Chinese scientists have reportedly developed a technology to make supersonic submarines, capable of covering the distance between Shanghai and San Francisco in a mere one hour and 40 minutes.
A team of researchers at the Harbin Institute of Technology's Complex Flow and Heat Transfer Lab has developed the technology that can make it easier for submarines or even torpedoes to travel very high speeds.
Li Fengchen, professor of fluid machinery and engineering, told South China Morning Post that the newly developed research has made it possible to easily create the complicated air "bubble", which is required for rapid underwater travel.
"We are very excited by its potential," he pointed out.
Since water produces more friction on an object than air, it is conventionally difficult for submarines to travel as fast as an aircraft.
The Harbin Institute researchers have been working to address the issue of speed underwater, and Fengchen and his team have now found innovative means of achieving it.
Fengchen stated that when a supersonic submarine hits water, one of its mechanisms will constantly spray a "special liquid membrane" all over the object's surface. This membrane will eventually wear off but by then it would have reached the speed of 75km/h.
At this speed it is going fast enough to generate an air bubble, capable of helping it cover previously unknown distances, Fengchen emphasized.

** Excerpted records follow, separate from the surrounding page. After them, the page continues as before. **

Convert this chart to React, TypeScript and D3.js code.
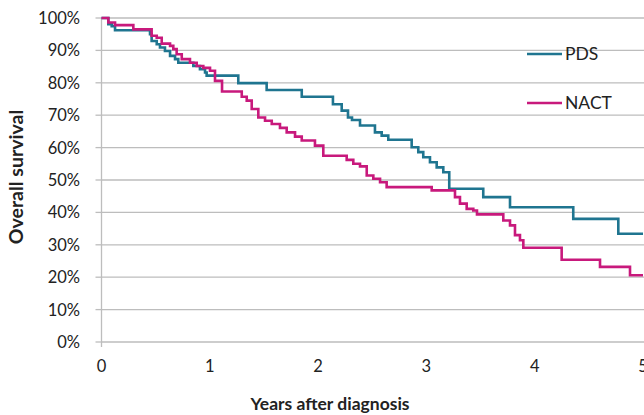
import React from "react";
import * as d3 from "d3";

// Kaplan-Meier style step curves
const pdsYears = [0, 0.063, 0.094, 0.125, 0.448, 0.463, 0.51, 0.54, 0.586, 0.633, 0.679, 0.709, 0.848, 0.909, 0.956, 0.971, 1.263, 1.525, 1.849, 2.137, 2.218, 2.276, 2.313, 2.387, 2.525, 2.587, 2.648, 2.864, 2.925, 2.971, 3.033, 3.095, 3.156, 3.211, 3.525, 3.772, 4.356, 4.772, 5];
const pdsSurvival = [100, 98.1, 97.5, 96.2, 95.0, 92.9, 91.9, 90.9, 89.8, 88.3, 87.3, 86.2, 85.2, 84.2, 83.2, 82.2, 79.9, 77.8, 75.7, 73.4, 71.4, 69.3, 68.5, 66.8, 64.7, 63.7, 62.4, 60.1, 58.6, 57.0, 55.5, 53.9, 52.4, 47.3, 44.7, 41.6, 38.0, 33.4, 33.4];

const nactYears = [0, 0.063, 0.125, 0.294, 0.463, 0.51, 0.556, 0.633, 0.663, 0.694, 0.741, 0.817, 0.879, 0.94, 1.002, 1.048, 1.113, 1.295, 1.341, 1.387, 1.448, 1.51, 1.572, 1.648, 1.71, 1.787, 1.849, 1.971, 2.048, 2.264, 2.325, 2.387, 2.449, 2.51, 2.572, 2.633, 3.049, 3.264, 3.31, 3.372, 3.433, 3.467, 3.71, 3.772, 3.818, 3.864, 3.895, 4.249, 4.603, 4.88, 5];
const nactSurvival = [100, 98.6, 97.8, 96.5, 94.5, 93.9, 92.1, 91.4, 90.4, 88.8, 87.3, 86.2, 85.2, 84.6, 83.7, 80.6, 77.3, 75.7, 74.5, 71.9, 69.3, 68.3, 67.3, 66.1, 64.7, 63.4, 62.2, 60.6, 57.5, 56.2, 55.0, 54.2, 51.4, 50.4, 49.3, 47.8, 46.8, 44.7, 42.7, 41.1, 40.6, 39.4, 37.5, 36.0, 33.0, 31.4, 29.1, 25.4, 23.2, 20.6, 20.6];

const seriesNames = ["PDS", "NACT"];
const seriesColors = ["#1f7590", "#c8197c"];
const yTicks = [0, 10, 20, 30, 40, 50, 60, 70, 80, 90, 100];
const xTicks = [0, 1, 2, 3, 4, 5];

const W = 644;
const H = 415;
const font = "Lato, 'Noto Sans', sans-serif";

export default function App() {
  const x = d3.scaleLinear().domain([0, 5]).range([101.5, 643]);
  const y = d3.scaleLinear().domain([0, 100]).range([342, 18]);

  const line = d3
    .line<[number, number]>()
    .x((d) => x(d[0]))
    .y((d) => y(d[1]))
    .curve(d3.curveStepAfter);

  const series = [
    pdsYears.map((t, i) => [t, pdsSurvival[i]] as [number, number]),
    nactYears.map((t, i) => [t, nactSurvival[i]] as [number, number]),
  ];

  return (
    <svg
      width={W}
      height={H}
      style={{ position: "absolute", left: 0, top: 0, background: "#fff" }}
      fontFamily={font}
    >
      {/* gridlines */}
      {yTicks.map((t) => (
        <line key={"g" + t} x1={x(0)} x2={W} y1={y(t)} y2={y(t)} stroke="#bdbdbd" strokeWidth={1.3} />
      ))}
      {/* y axis line and ticks */}
      <line x1={x(0)} x2={x(0)} y1={y(100)} y2={y(0) + 5} stroke="#bdbdbd" strokeWidth={1.3} />
      {yTicks.map((t) => (
        <g key={"yt" + t}>
          <line x1={x(0) - 6} x2={x(0)} y1={y(t)} y2={y(t)} stroke="#bdbdbd" strokeWidth={1.3} />
          <text x={80} y={y(t)} dy="0.36em" textAnchor="end" fontSize={16.5} fill="#222">
            {t + "%"}
          </text>
        </g>
      ))}
      {xTicks.map((t) => (
        <text key={"xt" + t} x={x(t)} y={366} dy="0.36em" textAnchor="middle" fontSize={16.5} fill="#222">
          {t}
        </text>
      ))}

      {/* curves */}
      {series.map((s, i) => (
        <path key={seriesNames[i]} d={line(s) || ""} fill="none" stroke={seriesColors[i]} strokeWidth={2.6} />
      ))}

      {/* legend */}
      {seriesNames.map((n, i) => (
        <g key={"lg" + n} transform={`translate(527,${54 + i * 49})`}>
          <line x1={0} x2={35} y1={0} y2={0} stroke={seriesColors[i]} strokeWidth={2.6} />
          <text x={38} y={0} dy="0.36em" fontSize={17.5} fill="#222">
            {n}
          </text>
        </g>
      ))}

      {/* axis titles */}
      <text x={330} y={404} dy="0.36em" textAnchor="middle" fontSize={17.5} fontWeight="bold" fill="#222">
        Years after diagnosis
      </text>
      <text
        transform={`translate(16,177) rotate(-90)`}
        dy="0.36em"
        textAnchor="middle"
        fontSize={19.5}
        fontWeight="bold"
        fill="#222"
      >
        Overall survival
      </text>
    </svg>
  );
}
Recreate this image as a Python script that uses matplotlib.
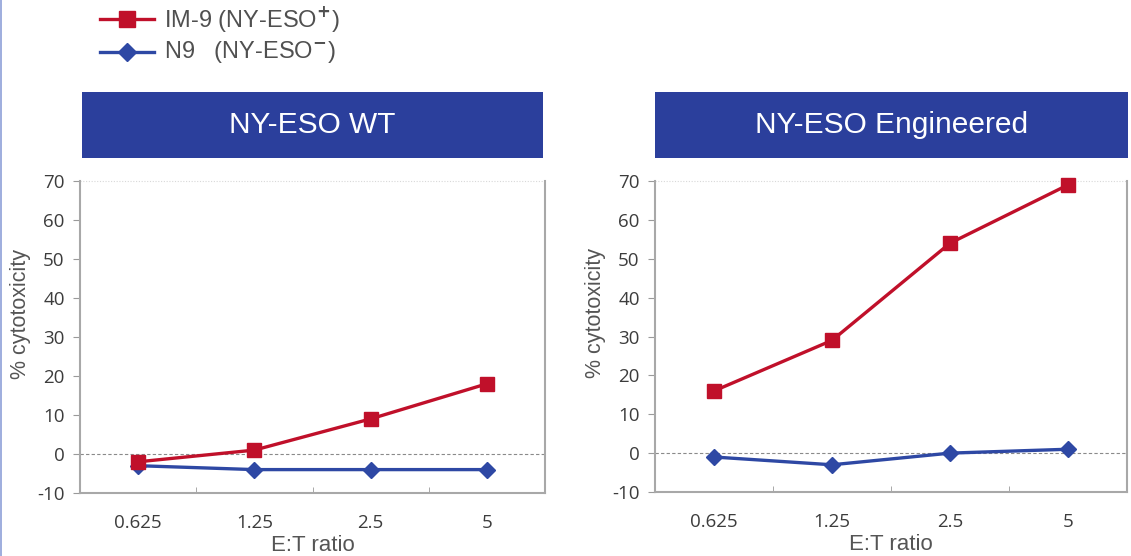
import matplotlib
matplotlib.use("Agg")
import matplotlib.pyplot as plt
import matplotlib.patheffects as pe
from matplotlib.lines import Line2D
from matplotlib.patches import Rectangle

plt.rcParams["axes.unicode_minus"] = False

# Data
ratios = ["0.625", "1.25", "2.5", "5"]
panel_titles = ["NY-ESO WT", "NY-ESO Engineered"]
im9_wt = [-2, 1, 9, 18]
n9_wt = [-3, -4, -4, -4]
im9_eng = [16, 29, 54, 69]
n9_eng = [-1, -3, 0, 1]
yticks = [-10, 0, 10, 20, 30, 40, 50, 60, 70]

RED = "#C0102A"
BLUE = "#2E48A4"
HEADER = "#2B3F9C"
GRAY_TXT = "#555555"
TICK_TXT = "#3c3c3c"

fig = plt.figure(figsize=(11.31, 5.56), dpi=100)
W, H = 1131, 556


def px_axes(x0, y0, x1, y1):
    return fig.add_axes([x0 / W, 1 - y1 / H, (x1 - x0) / W, (y1 - y0) / H])


panels = [
    dict(ax=(80, 181, 545, 493), hdr=(82, 92, 543, 158), ylab_x=21,
         im9=im9_wt, n9=n9_wt, title=panel_titles[0]),
    dict(ax=(655, 181, 1127, 492), hdr=(655, 92, 1128, 158), ylab_x=596,
         im9=im9_eng, n9=n9_eng, title=panel_titles[1]),
]

shadow = [pe.SimplePatchShadow(offset=(2, -2), shadow_rgbFace="#8a8a8a", alpha=0.9),
          pe.Normal()]

for p in panels:
    x0, y0, x1, y1 = p["ax"]
    ax = px_axes(x0, y0, x1, y1)
    xs = range(len(ratios))
    ax.axhline(0, color="#8a8a8a", lw=0.8, ls=(0, (3, 2)), zorder=1)
    ax.axhline(70, color="#d8d8d8", lw=0.8, ls=(0, (1, 1.5)), zorder=1, clip_on=False)
    ax.plot(xs, p["n9"], color=BLUE, lw=2.4, marker="D", ms=8.5,
            mec=BLUE, mfc=BLUE, zorder=3, clip_on=False)
    ax.plot(xs, p["im9"], color=RED, lw=2.4, marker="s", ms=10,
            mec=RED, mfc=RED, zorder=4, clip_on=False)
    ax.set_xlim(-0.5, len(ratios) - 0.5)
    ax.set_ylim(-10, 70)
    ax.set_yticks(yticks)
    ax.set_xticks(list(xs))
    ax.set_xticklabels(ratios)
    ax.set_xticks([0.5, 1.5, 2.5], minor=True)
    ax.tick_params(axis="x", which="major", length=0, pad=15,
                   labelsize=13.5, labelcolor=TICK_TXT)
    ax.tick_params(axis="x", which="minor", length=4, color="#9a9a9a", direction="in")
    ax.tick_params(axis="y", length=5, color="#9a9a9a", direction="out",
                   labelsize=13.5, labelcolor=TICK_TXT, pad=6)
    for lab in ax.get_xticklabels() + ax.get_yticklabels():
        lab.set_family(["Open Sans", "DejaVu Sans"])
    ax.spines["top"].set_visible(False)
    for side in ("left", "bottom", "right"):
        ax.spines[side].set_color("#a8a8a8")
        ax.spines[side].set_linewidth(1.5)
    ax.spines["bottom"].set_path_effects(shadow)
    ax.spines["right"].set_path_effects(shadow)
    ax.set_xlabel("E:T ratio", fontsize=16, color=GRAY_TXT,
                  family=["Liberation Sans", "DejaVu Sans"], labelpad=2)
    ax.set_facecolor("white")
    # y label
    fig.text(p["ylab_x"] / W, 1 - ((y0 + y1) / 2 - 23) / H, "% cytotoxicity",
             rotation=90, ha="center", va="center", fontsize=15.5, color=GRAY_TXT,
             family=["Liberation Sans", "DejaVu Sans"])
    # header band
    hx0, hy0, hx1, hy1 = p["hdr"]
    fig.patches.append(Rectangle((hx0 / W, 1 - hy1 / H), (hx1 - hx0) / W, (hy1 - hy0) / H,
                                 transform=fig.transFigure, facecolor=HEADER,
                                 edgecolor="none"))
    fig.text((hx0 + hx1) / 2 / W, 1 - (hy0 + hy1) / 2 / H, p["title"], color="white",
             ha="center", va="center", fontsize=21.5,
             family=["Liberation Sans", "DejaVu Sans"])

# legend
leg_items = [
    (RED, "s", 10, r"IM-9 (NY-ESO$^{\mathbf{+}}$)", 19),
    (BLUE, "D", 8.5, r"N9   (NY-ESO$^{\mathbf{-}}$)", 52),
]
for color, mk, ms, label, ypx in leg_items:
    yy = 1 - ypx / H
    fig.add_artist(Line2D([100 / W, 154 / W], [yy, yy], color=color, lw=2.4,
                          transform=fig.transFigure))
    fig.add_artist(Line2D([127 / W], [yy], color=color, marker=mk, ms=ms + 1,
                          transform=fig.transFigure))
    fig.text(164 / W, yy, label, color="#505050", fontsize=17, va="center",
             ha="left", family=["Liberation Sans", "DejaVu Sans"])

# thin frame line on the left edge
fig.add_artist(Line2D([0.5 / W, 0.5 / W], [0, 1], color="#8da0d8", lw=1.2,
                      transform=fig.transFigure))

fig.savefig("out.png", dpi=100, facecolor="white")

The technology is really promising, considering that the fact it means a trip across the Pacific Ocean would take a mere 100 minutes, while a transatlantic journey could be undertaken in less than an hour.
"By combining liquid-membrane technology with supercavitation, we can significantly reduce the launch challenges and make cruising control easier."
The research on this futurist supersonic vessel is still ongoing. Fengchen noted that there are still aspects of the underwater carrier, such as a powerful underwater rocket engine which has to be developed to give the vessel a longer range.